@ETpro Honestly, I don’t know what to think. It would be interesting to see studies that compare various school programs at older ages. I just feel like we are overfocused on 4 year olds. I was 4 when I started kindergarten, most friends were 5, some were 6. I went to nursery school a few days a week half day. My mom needed a break, and I was a social smart little kid so going to something structured worked well for me. Then she wanted to get me into kindergarten early, and the response was if she put me in private K then if I did ok they would mainstream into public first grade. But, my parents could not afford private K. Innthe end they got me into public school K very young, I won’t bother with the details. If there had been public preK my mom probably would have been fine with that.
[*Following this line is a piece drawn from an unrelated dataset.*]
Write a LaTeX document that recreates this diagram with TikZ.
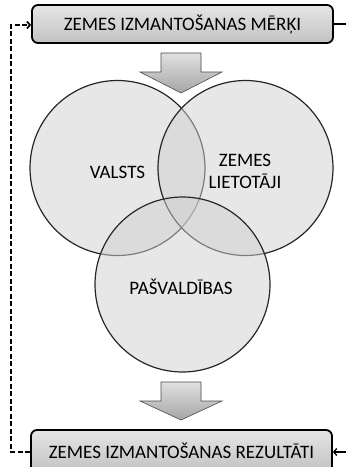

I’m not against funding preK, I just don’t think it gives the results people are really looking for, and I worry it distracts us from something that might be more effective for children. That is my biggest concern, not knowing or pursuing what will really make a significant difference for our children.
The article you provided talked up a lot of stats following a very small sample of kids. Their methodoligy is questionable. I don’t like stats without the numbers. They talk about 44% improvement and other percentages, but if the original number is 3, then a 44% improvement is miniscule. They didn’t give a lot of numbers. Articles I have read are all over the map also, I am not criticizing your choice in what article you linked.
One of the articles I read yesterday, I should have given you the link, and Now I can’t find it, was from the 1990’s measuring parameters like IQ, health, and I think one other. It showed not much improvement or none in these measures. The research I think was really a cost analysis; does it benefit the country financially to fund these things. Kids in head start were more likely to have all their shots earlier, but it did not have a significant effect on their health, things like that. It also said, as I said above that black children won’t up with almost no academic gains long term.
The SEED program, public boardng school, seems to have a lot of positive results. Even children who start in it in high school who are way behind catch up. Their entire environment is changed.